"The Rise and Fall of Judicial Self-Restraint" with Judge Richard Posner
Judge Richard Posner of the U.S. Court of Appeals for the Seventh Circuit will deliver a lecture on the history of the theory of judicial self-restraint as articulated primarily by Thayer, Holmes, Brandeis, Frankfurter, and Bickel (the "Thayerians"). He will discuss and evaluate the various grounds on which the theory (or tradition) has been defended, describe its virtual abandonment by the academy and rejection by both wings of the U.S. Supreme Court, and examine the reasons for its rise and fall.

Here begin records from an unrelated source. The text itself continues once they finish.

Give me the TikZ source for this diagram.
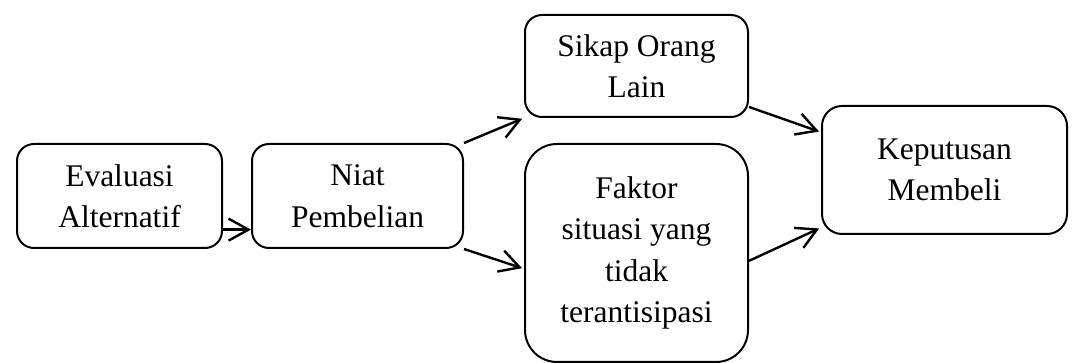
\documentclass[tikz,border=0pt]{standalone}
\usepackage{fontspec}
\setmainfont{Liberation Serif}
\usetikzlibrary{arrows.meta}

\begin{document}
\begin{tikzpicture}[x=0.5pt, y=-0.5pt,
  box/.style={draw, rounded corners=8.5pt, line width=1pt, align=center, inner sep=0pt, font=\fontsize{15.75}{20.75}\selectfont},
  arr/.style={-{Straight Barb[length=10pt,width=11pt]}, line width=1.2pt}]
  \useasboundingbox (0,0) rectangle (1073,363);
  \node[box, minimum width=102.5pt, minimum height=52pt] (eval) at (119.5,196) {Evaluasi\\Alternatif};
  \node[box, minimum width=105.5pt, minimum height=52pt] (niat) at (357.5,196) {Niat\\Pembelian};
  \node[box, minimum width=111.5pt, minimum height=51pt] (sikap) at (636.5,66) {Sikap Orang\\Lain};
  \node[box, rounded corners=16pt, minimum width=111.5pt, minimum height=109pt] (faktor) at (636.5,253) {Faktor\\situasi yang\\tidak\\terantisipasi};
  \node[box, rounded corners=10pt, minimum width=122.5pt, minimum height=64pt] (kep) at (944.5,170) {Keputusan\\Membeli};

  \draw[arr] (eval.-18) -- (eval.-18 -| niat.west);
  \draw[arr, shorten >=1pt] (niat.north east) -- (sikap.south west);
  \draw[arr, shorten >=1pt] (niat.south east) -- (faktor.-172);
  \draw[arr, shorten >=1pt] (sikap.-20) -- (kep.163);
  \draw[arr, shorten >=1pt] (faktor.-4) -- (kep.205);
\end{tikzpicture}
\end{document}
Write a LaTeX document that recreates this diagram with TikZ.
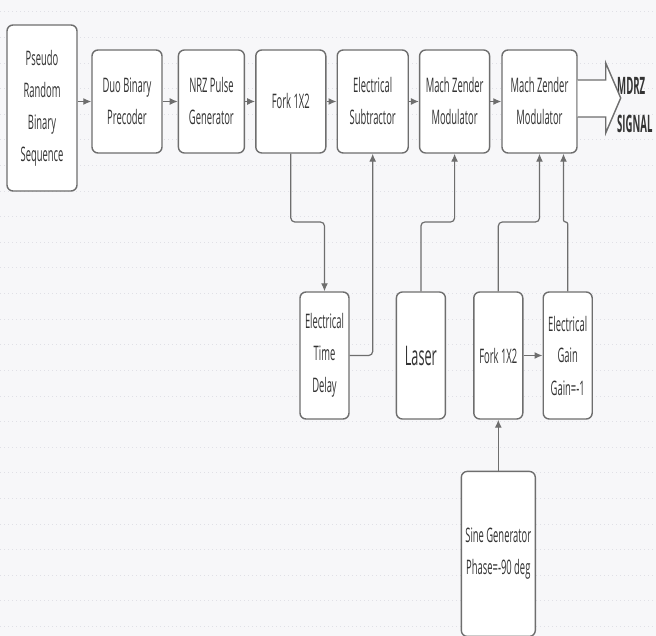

Commentators: Lee Epstein, the Henry Wade Rogers Professor of Law at Northwestern University School of Law, and Aziz Huq, Assistant Professor of Law at the University of Chicago School of Law School
The Brennan Center Jorde Symposium, an annual event, was created in 1996 to sponsor top scholarly discourse and writing from a variety of perspectives on issues that were central to the legacy of William J. Brennan, Jr. The fall lecture is typically held at the University of California at Berkeley, Boalt Hall, where Tom Jorde taught for many years. The spring lecture is at a different law school every year. Both lectures and the four commentaries are published annually in the California Law Review. For more information, visit http://www.brennancenter.org/content/pages/2010-11_brennan_center_jorde_... .
This event was recorded April 14, 2011.